● Set exercise: Starting from the top of the material, restate each line exactly until the line that contains "a_big_vmax = [1.375, 1.355, 1.345, 1.345, 1.327]", which is also copied. Pictures are excluded.

● Raw data:
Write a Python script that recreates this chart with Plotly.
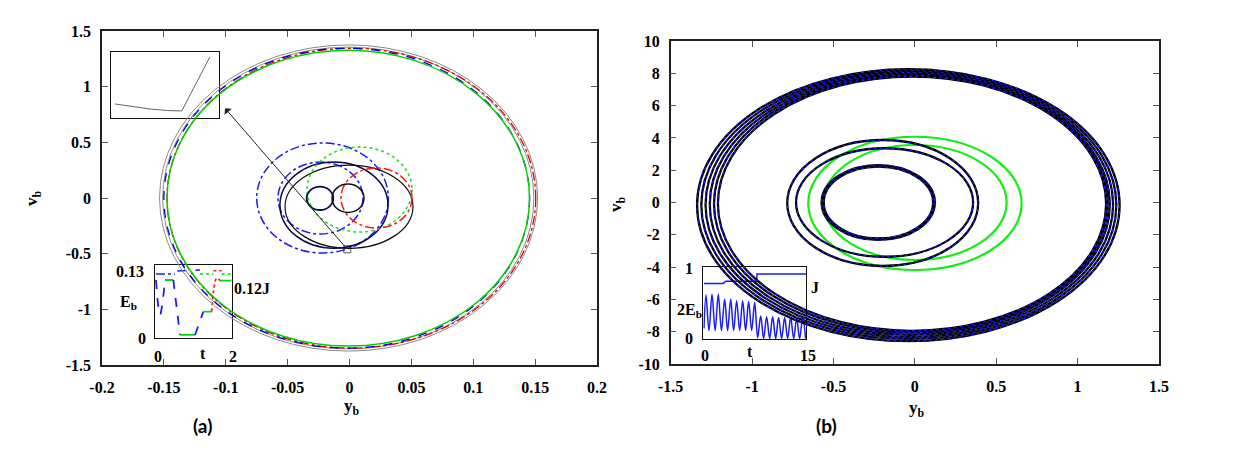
import plotly.graph_objects as go

# ---------------- DATA ----------------
# Panel (a) axes ticks
a_xticks = [-0.2, -0.15, -0.1, -0.05, 0, 0.05, 0.1, 0.15, 0.2]
a_xticktext = ["-0.2", "-0.15", "-0.1", "-0.05", "0", "0.05", "0.1", "0.15", "0.2"]
a_yticks = [-1.5, -1, -0.5, 0, 0.5, 1, 1.5]
a_yticktext = ["-1.5", "-1", "-0.5", "0", "0.5", "1", "1.5"]

# Panel (a) large orbits: bounding box in (y_b, v_b)
a_big_ymin = [-0.1535, -0.1510, -0.1475, -0.1500, -0.1475]
a_big_ymax = [0.1520, 0.1490, 0.1505, 0.1455, 0.1455]
a_big_vmin = [-1.375, -1.355, -1.348, -1.348, -1.330]
a_big_vmax = [1.375, 1.355, 1.345, 1.345, 1.327]

# Panel (a) inner loops: bounding box in (y_b, v_b)
a_loop_ymin = [-0.0750, -0.0578, -0.0562, -0.0521, -0.0343, -0.0069, -0.0346, -0.0141]
a_loop_ymax = [0.0314, 0.0109, 0.0311, 0.0513, 0.0505, 0.0505, -0.0131, 0.0117]
a_loop_vmin = [-0.494, -0.323, -0.452, -0.452, -0.305, -0.270, -0.108, -0.130]
a_loop_vmax = [0.494, 0.323, 0.323, 0.296, 0.458, 0.270, 0.102, 0.126]

# Arrow (from marked point to zoom inset)
arrow_tail = (-0.0018, -0.461)
arrow_head = (-0.1006, 0.806)

# Panel (a) zoom inset (arbitrary normalised units)
a_zoom_x = [0.037, 0.20, 0.36, 0.52, 0.653, 0.914]
a_zoom_y = [0.217, 0.180, 0.141, 0.118, 0.111, 0.933]

# Panel (a) energy inset: E_b(t)
a_ins_t = [0.026, 0.13, 0.261, 0.478, 0.652, 1.043, 1.261, 1.478, 1.609, 1.696, 2.0]
a_ins_E = [0.1034, 0.0414, 0.1034, 0.1034, 0.0059, 0.0059, 0.0473, 0.0473, 0.1064, 0.1022, 0.1022]
# Panel (a) inset: 0.12 J(t) pieces
a_J_t = [[0.026, 0.522], [0.583, 1.174], [1.174, 1.522], [1.522, 1.739], [1.739, 2.0]]
a_J_v = [[0.1140, 0.1140], [0.1194, 0.1210], [0.1140, 0.1140], [0.1200, 0.1200], [0.1140, 0.1140]]

# Panel (b) axes ticks
b_xticks = [-1.5, -1, -0.5, 0, 0.5, 1, 1.5]
b_xticktext = ["-1.5", "-1", "-0.5", "0", "0.5", "1", "1.5"]
b_yticks = [-10, -8, -6, -4, -2, 0, 2, 4, 6, 8, 10]
b_yticktext = ["-10", "-8", "-6", "-4", "-2", "0", "2", "4", "6", "8", "10"]

# Panel (b) green orbits
b_green_ymin = [-0.655, -0.563]
b_green_ymax = [0.656, 0.564]
b_green_vmin = [-4.18, -3.56]
b_green_vmax = [4.07, 3.56]

# Panel (b) black/blue orbits
b_orb_ymin = [-1.338, -1.312, -1.286, -1.260, -1.234, -1.210, -0.784, -0.730, -0.573, -0.560]
b_orb_ymax = [1.258, 1.238, 1.218, 1.198, 1.185, 1.175, 0.389, 0.358, 0.123, 0.112]
b_orb_vmin = [-8.58, -8.45, -8.32, -8.19, -8.06, -7.95, -3.93, -3.36, -2.32, -2.22]
b_orb_vmax = [8.25, 8.15, 8.05, 7.95, 7.87, 7.80, 3.87, 3.36, 2.32, 2.22]

# Panel (b) inset: J(t) and 2E_b(t)
b_J_t = [0.1, 2.9, 3.3, 7.8, 7.85, 15.0]
b_J = [0.77, 0.77, 0.80, 0.80, 0.90, 0.90]
b_E_t = [0.1, 0.39, 0.83, 1.27, 1.73, 2.19, 2.65, 3.12, 3.55, 4.0, 4.43, 4.87, 5.31, 5.75,
         6.18, 6.62, 7.06, 7.5, 7.94, 8.38, 8.81, 9.25, 9.69, 10.13, 10.57, 11.0, 11.44,
         11.88, 12.32, 12.76, 13.2, 13.64, 14.07, 14.51, 14.95]
b_E = [0.15, 0.61, 0.12, 0.62, 0.12, 0.62, 0.12, 0.55, 0.12, 0.55, 0.12, 0.53, 0.12, 0.53,
       0.12, 0.52, 0.12, 0.51, 0.02, 0.32, 0.01, 0.31, 0.01, 0.31, 0.01, 0.30, 0.01,
       0.30, 0.01, 0.30, 0.01, 0.29, 0.01, 0.29, 0.01]

# ---------------- STYLE / LAYOUT ----------------
W, H = 1240, 471
def fx(p):
    return p / W
def fy(p):
    return 1 - p / H

SERIF = "Liberation Serif"
tickfont = dict(family=SERIF, size=16, color="black", weight="bold")

a_big_style = [dict(color="#8a8a8a", width=1), dict(color="#8a8a8a", width=1),
               dict(color="#e00000", width=1.3, dash="dashdot"),
               dict(color="#0000e0", width=1.3, dash="dash"),
               dict(color="#00d000", width=1.5)]
a_loop_style = [dict(color="#1a1aff", width=1.5, dash="dashdot"),
                dict(color="#1a1aff", width=1.5, dash="dashdot"),
                dict(color="#0a0a50", width=1.5),
                dict(color="#101010", width=1.2),
                dict(color="#22dd22", width=1.5, dash="dot"),
                dict(color="#ff1a1a", width=1.5, dash="dashdot"),
                dict(color="#0a0a50", width=1.8),
                dict(color="#101010", width=1.5)]

fig = go.Figure()

shapes = []
for i in range(len(a_big_ymin)):
    shapes.append(dict(type="circle", xref="x", yref="y", x0=a_big_ymin[i], x1=a_big_ymax[i],
                       y0=a_big_vmin[i], y1=a_big_vmax[i], line=a_big_style[i]))
for i in range(len(a_loop_ymin)):
    shapes.append(dict(type="circle", xref="x", yref="y", x0=a_loop_ymin[i], x1=a_loop_ymax[i],
                       y0=a_loop_vmin[i], y1=a_loop_vmax[i], line=a_loop_style[i]))
for i in range(len(b_green_ymin)):
    shapes.append(dict(type="circle", xref="x2", yref="y2", x0=b_green_ymin[i], x1=b_green_ymax[i],
                       y0=b_green_vmin[i], y1=b_green_vmax[i], line=dict(color="#11ee11", width=2.2)))
for i in range(len(b_orb_ymin)):
    shapes.append(dict(type="circle", xref="x2", yref="y2", x0=b_orb_ymin[i], x1=b_orb_ymax[i],
                       y0=b_orb_vmin[i], y1=b_orb_vmax[i], line=dict(color="#000000", width=2.3)))
    shapes.append(dict(type="circle", xref="x2", yref="y2", x0=b_orb_ymin[i], x1=b_orb_ymax[i],
                       y0=b_orb_vmin[i], y1=b_orb_vmax[i], line=dict(color="#1a1aff", width=1.2, dash="dot")))

# marked point in panel (a)
fig.add_trace(go.Scatter(x=[arrow_tail[0]], y=[arrow_tail[1]], mode="markers", xaxis="x", yaxis="y",
                         marker=dict(symbol="square-open", size=7, color="#555", line=dict(width=1)),
                         showlegend=False, hoverinfo="skip"))
# anchor trace for panel (b)
fig.add_trace(go.Scatter(x=[0], y=[0], mode="markers", xaxis="x2", yaxis="y2", showlegend=False,
                         marker=dict(size=1, opacity=0), hoverinfo="skip"))

# zoom inset (a)
fig.add_trace(go.Scatter(x=a_zoom_x, y=a_zoom_y, mode="lines", xaxis="x3", yaxis="y3",
                         line=dict(color="#666", width=1), showlegend=False))

# energy inset (a)
seg_style = ["b", "b", "g", "b", "g", "b", "g", "r", "r", "g"]
col = {"b": dict(color="#1a1aff", width=1.8, dash="dash"),
       "g": dict(color="#00dd00", width=1.8),
       "r": dict(color="#ff1a1a", width=1.8, dash="dot")}
i = 0
while i < len(seg_style):
    j = i
    while j + 1 < len(seg_style) and seg_style[j + 1] == seg_style[i]:
        j += 1
    fig.add_trace(go.Scatter(x=a_ins_t[i:j + 2], y=a_ins_E[i:j + 2], mode="lines", xaxis="x4", yaxis="y4",
                             line=dict(**col[seg_style[i]], shape="spline"), showlegend=False))
    i = j + 1
J_style = [dict(color="#1a1aff", width=1.5, dash="dashdot"), dict(color="#1a1aff", width=1.5, dash="dash"),
           dict(color="#00dd00", width=1.5, dash="dot"), dict(color="#ff1a1a", width=1.5, dash="dot"),
           dict(color="#00dd00", width=1.5, dash="dot")]
for k in range(len(a_J_t)):
    fig.add_trace(go.Scatter(x=a_J_t[k], y=a_J_v[k], mode="lines", xaxis="x4", yaxis="y4",
                             line=J_style[k], showlegend=False))

# inset (b)
fig.add_trace(go.Scatter(x=b_J_t, y=b_J, mode="lines", xaxis="x5", yaxis="y5",
                         line=dict(color="#1a1aff", width=1.5), showlegend=False))
fig.add_trace(go.Scatter(x=b_E_t, y=b_E, mode="lines", xaxis="x5", yaxis="y5",
                         line=dict(color="#1a1aff", width=1.5, shape="spline", smoothing=1.0), showlegend=False))

main_axis = dict(showgrid=False, zeroline=False, showline=True, linecolor="#222", linewidth=1.5,
                 mirror="allticks", ticks="inside", ticklen=6, tickwidth=1.2, tickcolor="#555",
                 tickfont=tickfont, automargin=False)
inset_axis = dict(showgrid=False, zeroline=False, showline=True, linecolor="#111", linewidth=1.4,
                  mirror=True, ticks="", showticklabels=False, automargin=False)

fig.update_layout(
    width=W, height=H, margin=dict(l=0, r=0, t=0, b=0, autoexpand=False),
    plot_bgcolor="white", paper_bgcolor="white", showlegend=False,
    shapes=shapes,
    xaxis=dict(main_axis, domain=[fx(102), fx(597)], range=[-0.2, 0.2], tickvals=a_xticks,
               ticktext=a_xticktext, anchor="y", ticklabelstandoff=7),
    yaxis=dict(main_axis, domain=[fy(365), fy(31)], range=[-1.5, 1.5], tickvals=a_yticks,
               ticktext=a_yticktext, anchor="x", ticklabelstandoff=6),
    xaxis2=dict(main_axis, domain=[fx(670.7), fx(1159)], range=[-1.5, 1.5], tickvals=b_xticks,
                ticktext=b_xticktext, anchor="y2", ticklabelstandoff=7),
    yaxis2=dict(main_axis, domain=[fy(364), fy(41)], range=[-10, 10], tickvals=b_yticks,
                ticktext=b_yticktext, anchor="x2", ticklabelstandoff=6),
    xaxis3=dict(inset_axis, domain=[fx(111), fx(219.3)], range=[0, 1], anchor="y3"),
    yaxis3=dict(inset_axis, domain=[fy(118.3), fy(52.3)], range=[0, 1], anchor="x3"),
    xaxis4=dict(inset_axis, domain=[fx(155), fx(231.7)], range=[0, 2], anchor="y4"),
    yaxis4=dict(inset_axis, domain=[fy(338.3), fy(265)], range=[0, 0.13], anchor="x4"),
    xaxis5=dict(inset_axis, domain=[fx(703.3), fx(806)], range=[0, 15], anchor="y5"),
    yaxis5=dict(inset_axis, domain=[fy(339.3), fy(266.7)], range=[0, 1], anchor="x5"),
)

def txt(s, px, py, size=16, family=SERIF, angle=0, weight="bold"):
    return dict(text=s, x=fx(px), y=fy(py), xref="paper", yref="paper", showarrow=False,
                xanchor="center", yanchor="middle", textangle=angle,
                font=dict(family=family, size=size, color="black", weight=weight))

ann = [
    txt("y<sub>b</sub>", 352, 407, size=17),
    txt("y<sub>b</sub>", 917, 409, size=17),
    txt("v<sub>b</sub>", 33, 198, size=17, angle=-90),
    txt("v<sub>b</sub>", 617, 204, size=17, angle=-90),
    txt("(a)", 202, 425, size=19, family="Lato"),
    txt("(b)", 826, 425, size=19, family="Lato"),
    # inset (a) labels
    txt("0.13", 130, 271.5),
    txt("E<sub>b</sub>", 128, 302),
    txt("0", 141.5, 338),
    txt("0", 158, 356.5),
    txt("t", 203, 353),
    txt("2", 233, 356.5),
    txt("0.12J", 252, 288),
    # inset (b) labels
    txt("1", 689, 268),
    txt("2E<sub>b</sub>", 689, 310),
    txt("0", 689, 338),
    txt("0", 705, 355.5),
    txt("t", 750, 351.5),
    txt("15", 808, 355.5),
    txt("J", 815, 287),
    dict(x=arrow_head[0], y=arrow_head[1], ax=arrow_tail[0], ay=arrow_tail[1], xref="x", yref="y",
         axref="x", ayref="y", showarrow=True, arrowhead=1, arrowsize=1.6, arrowwidth=1,
         arrowcolor="#222", text=""),
]
fig.update_layout(annotations=ann)

fig.write_html("out.html")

● Answer to the problem:
Write a Python script that recreates this chart with Plotly.
import plotly.graph_objects as go

# ---------------- DATA ----------------
# Panel (a) axes ticks
a_xticks = [-0.2, -0.15, -0.1, -0.05, 0, 0.05, 0.1, 0.15, 0.2]
a_xticktext = ["-0.2", "-0.15", "-0.1", "-0.05", "0", "0.05", "0.1", "0.15", "0.2"]
a_yticks = [-1.5, -1, -0.5, 0, 0.5, 1, 1.5]
a_yticktext = ["-1.5", "-1", "-0.5", "0", "0.5", "1", "1.5"]

# Panel (a) large orbits: bounding box in (y_b, v_b)
a_big_ymin = [-0.1535, -0.1510, -0.1475, -0.1500, -0.1475]
a_big_ymax = [0.1520, 0.1490, 0.1505, 0.1455, 0.1455]
a_big_vmin = [-1.375, -1.355, -1.348, -1.348, -1.330]
a_big_vmax = [1.375, 1.355, 1.345, 1.345, 1.327]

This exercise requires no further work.